How does a person enter the narrow gate? A person must stoop and bow down: become as a little child. A person must strip down: put off the old man. A person must struggle: struggle against the flesh. "If any man will come after me, let him deny himself, and take up his cross daily, and follow me" The way (road) is unpaved, covered with gravel and rocks. It takes strong will and determination and personal sacrifice to stick to the road. A person must endure hardness and sufferings.

Some seek the narrow gate and never enter it. Some come upon it, but they decide it is too narrow for them. It requires too much effort, discipline, and self-denial to enter. Some seek unthoughtfully. They carelessly walk right by it without ever seeing it. Some seek half-heartedly. They still look back to the wide gate so as not to lose sight of it. They miss the narrow gate because of insincerity and lack of discipline. Some seek and run across it, but they do not like what they see: the restraints, the discipline, the gravel and rocky covering. Therefore, they turn back to the wide gate. The narrow gate is narrow and hard to find. But it is not shut. It is open to all who seek and find it. The invitation is out to whoever will enter it. ‘Come to Me, all you who labor and are heavy laden, and I will give you rest.” Matthew 11:28

The wide gate requires no decision to enter. A person stands before it automatically by being in the world. Christ does not say a person has to enter it. To enter the gate requires no energy, no search, and no commitment. A person is there, facing the gate already. All they have to do is to begin the journey in life and follow its broad and easy course. The narrow gate requires a decision to enter. It requires (1) a personal decision, (2) a firm determination, and (3) a commitment of energy and effort to search out the entrance. And once the narrow gate has been found, an immediate and definite decision to enter is required: "Enter ye in" is the only way.

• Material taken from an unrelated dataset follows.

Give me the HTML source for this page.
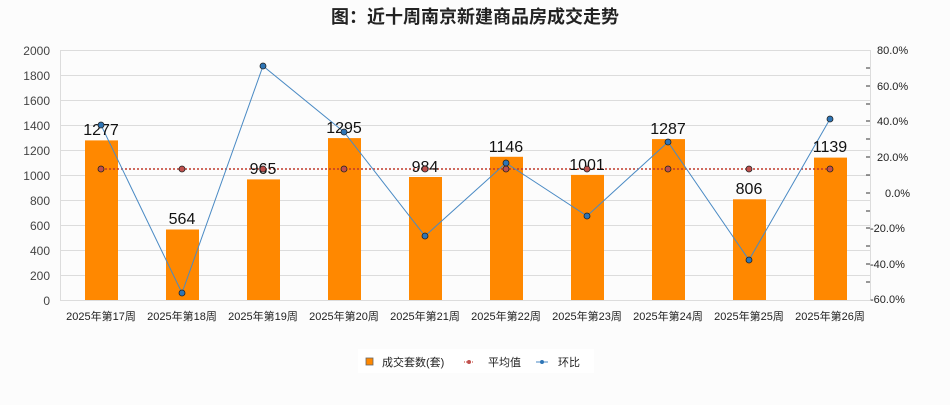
<!DOCTYPE html>
<html><head><meta charset="utf-8"><style>
body{margin:0;background:#fcfcfc;}
text{font-family:"Liberation Sans","Noto Sans CJK SC",sans-serif;}
</style></head><body>
<svg width="950" height="400" viewBox="0 0 950 400" xmlns="http://www.w3.org/2000/svg">
<rect width="950" height="400" fill="#fcfcfc"/>
<text x="475" y="23" text-anchor="middle" font-size="18" font-weight="bold" fill="#222">图：近十周南京新建商品房成交走势</text>
<g stroke="#dcdcdc" stroke-width="1">
<line x1="60" y1="50.5" x2="870" y2="50.5"/><line x1="60" y1="75.5" x2="870" y2="75.5"/><line x1="60" y1="100.5" x2="870" y2="100.5"/><line x1="60" y1="125.5" x2="870" y2="125.5"/><line x1="60" y1="150.5" x2="870" y2="150.5"/><line x1="60" y1="175.5" x2="870" y2="175.5"/><line x1="60" y1="200.5" x2="870" y2="200.5"/><line x1="60" y1="225.5" x2="870" y2="225.5"/><line x1="60" y1="250.5" x2="870" y2="250.5"/><line x1="60" y1="275.5" x2="870" y2="275.5"/><line x1="60" y1="300.5" x2="870" y2="300.5"/>
<line x1="60.5" y1="50" x2="60.5" y2="300"/><line x1="870.5" y1="50" x2="870.5" y2="300"/>
</g>
<g font-size="12" fill="#444" text-anchor="end">
<text x="50" y="55">2000</text><text x="50" y="80">1800</text><text x="50" y="105">1600</text><text x="50" y="130">1400</text><text x="50" y="155">1200</text><text x="50" y="180">1000</text><text x="50" y="205">800</text><text x="50" y="230">600</text><text x="50" y="255">400</text><text x="50" y="280">200</text><text x="50" y="305">0</text>
</g>
<g stroke="#333" stroke-width="1">
<line x1="866" y1="68" x2="870" y2="68"/><line x1="866" y1="86" x2="870" y2="86"/><line x1="866" y1="104" x2="870" y2="104"/><line x1="866" y1="121" x2="870" y2="121"/><line x1="866" y1="139" x2="870" y2="139"/><line x1="866" y1="157" x2="870" y2="157"/><line x1="866" y1="175" x2="870" y2="175"/><line x1="866" y1="193" x2="870" y2="193"/><line x1="866" y1="211" x2="870" y2="211"/><line x1="866" y1="228" x2="870" y2="228"/><line x1="866" y1="246" x2="870" y2="246"/><line x1="866" y1="264" x2="870" y2="264"/><line x1="866" y1="282" x2="870" y2="282"/>
</g>
<g font-size="11" fill="#222" font-family="Liberation Mono,monospace">
<text x="877" y="54">80.0%</text><text x="877" y="90">60.0%</text><text x="877" y="125">40.0%</text><text x="877" y="161">20.0%</text><text x="885" y="197">0.0%</text><text x="870" y="232">-20.0%</text><text x="870" y="268">-40.0%</text><text x="870" y="303">-60.0%</text>
</g>
<g fill="#ff8800">
<rect x="85" y="140.4" width="33" height="159.6"/><rect x="166" y="229.5" width="33" height="70.5"/><rect x="247" y="179.4" width="33" height="120.6"/><rect x="328" y="138.1" width="33" height="161.9"/><rect x="409" y="177" width="33" height="123"/><rect x="490" y="156.8" width="33" height="143.2"/><rect x="571" y="174.9" width="33" height="125.1"/><rect x="652" y="139.1" width="33" height="160.9"/><rect x="733" y="199.3" width="33" height="100.7"/><rect x="814" y="157.6" width="33" height="142.4"/>
</g>
<line x1="101" y1="169" x2="830" y2="169" stroke="#c0392b" stroke-width="1.5" stroke-dasharray="2,2"/>
<polyline points="101,125 182,293 263,66 344,132 425,236 506,163 587,216 668,142 749,260 830,119" fill="none" stroke="#4a8ac4" stroke-width="1"/>
<g font-size="16" fill="#111" text-anchor="middle">
<text x="101" y="135">1277</text><text x="182" y="224">564</text><text x="263" y="174">965</text><text x="344" y="133">1295</text><text x="425" y="172">984</text><text x="506" y="152">1146</text><text x="587" y="170">1001</text><text x="668" y="134">1287</text><text x="749" y="194">806</text><text x="830" y="152">1139</text>
</g>
<g fill="#c0504d" stroke="#222" stroke-width="0.8">
<circle cx="101" cy="169" r="3"/><circle cx="182" cy="169" r="3"/><circle cx="263" cy="169" r="3"/><circle cx="344" cy="169" r="3"/><circle cx="425" cy="169" r="3"/><circle cx="506" cy="169" r="3"/><circle cx="587" cy="169" r="3"/><circle cx="668" cy="169" r="3"/><circle cx="749" cy="169" r="3"/><circle cx="830" cy="169" r="3"/>
</g>
<g fill="#2e75b6" stroke="#222" stroke-width="0.8">
<circle cx="101" cy="125" r="3"/><circle cx="182" cy="293" r="3"/><circle cx="263" cy="66" r="3"/><circle cx="344" cy="132" r="3"/><circle cx="425" cy="236" r="3"/><circle cx="506" cy="163" r="3"/><circle cx="587" cy="216" r="3"/><circle cx="668" cy="142" r="3"/><circle cx="749" cy="260" r="3"/><circle cx="830" cy="119" r="3"/>
</g>
<g font-size="11" fill="#222" text-anchor="middle">
<text x="101" y="320">2025年第17周</text><text x="182" y="320">2025年第18周</text><text x="263" y="320">2025年第19周</text><text x="344" y="320">2025年第20周</text><text x="425" y="320">2025年第21周</text><text x="506" y="320">2025年第22周</text><text x="587" y="320">2025年第23周</text><text x="668" y="320">2025年第24周</text><text x="749" y="320">2025年第25周</text><text x="830" y="320">2025年第26周</text>
</g>
<rect x="358" y="349" width="236" height="24" fill="#fff"/>
<rect x="366" y="358" width="7" height="7" fill="#ff8800" stroke="#666" stroke-width="0.8"/>
<text x="382" y="366" font-size="11" fill="#222">成交套数(套)</text>
<line x1="464" y1="362" x2="474" y2="362" stroke="#c0392b" stroke-dasharray="1,1"/>
<circle cx="469" cy="362" r="2" fill="#c0504d"/>
<text x="488" y="366" font-size="11" fill="#222">平均值</text>
<line x1="536" y1="362" x2="548" y2="362" stroke="#4a8ac4"/>
<circle cx="542" cy="362" r="2" fill="#2e75b6"/>
<text x="558" y="366" font-size="11" fill="#222">环比</text>
</svg>
</body></html>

There is no choice. There is only one way, not many. The way is Jesus Christ. If a person wishes eternal life, he has to come to God through Jesus Christ: “Jesus saith unto him, I am the way, the truth, and the life: no man cometh unto the Father, but by me.” John 14:6 (KJV)

Conclusion: Here is the appeal to which Jesus has been moving through the whole sermon. He gives the call to decide now about becoming a citizen of God’s kingdom and inheriting eternal life, or remaining a citizen of this fallen world and receiving damnation. The way to life is on God’s terms alone; the way to damnation is on any terms a person wants, because every way but God’s leads to the same fate.

Jesus has been giving God’s standards throughout the sermon, standards that are holy and perfect and that are opposed to the self-righteous, self-sufficient, and hypocritical standards of man-typified by those of the scribes and Pharisees. He has shown what His kingdom is like and what its people are like-and are not like. Now He presents the choice of entering the kingdom or not. Here the Lord focuses on the inevitable decision that every person must make, the crossroads where he must decide on the gate he will enter and the way he will go.

Our lives are filled with decisions-what to wear, what to eat, where to go, what to do, what to say, what to buy, whom to marry, what career to follow, and on and on. Many decisions are trivial and insignificant, and some are essential and life-changing. The most critical of all is our decision about Jesus Christ and His kingdom. That is the ultimate choice that determines our eternal destiny. It is that decision that Jesus here calls men to make. You can climb when you Lean back on faith on God’ “Depend on Him!”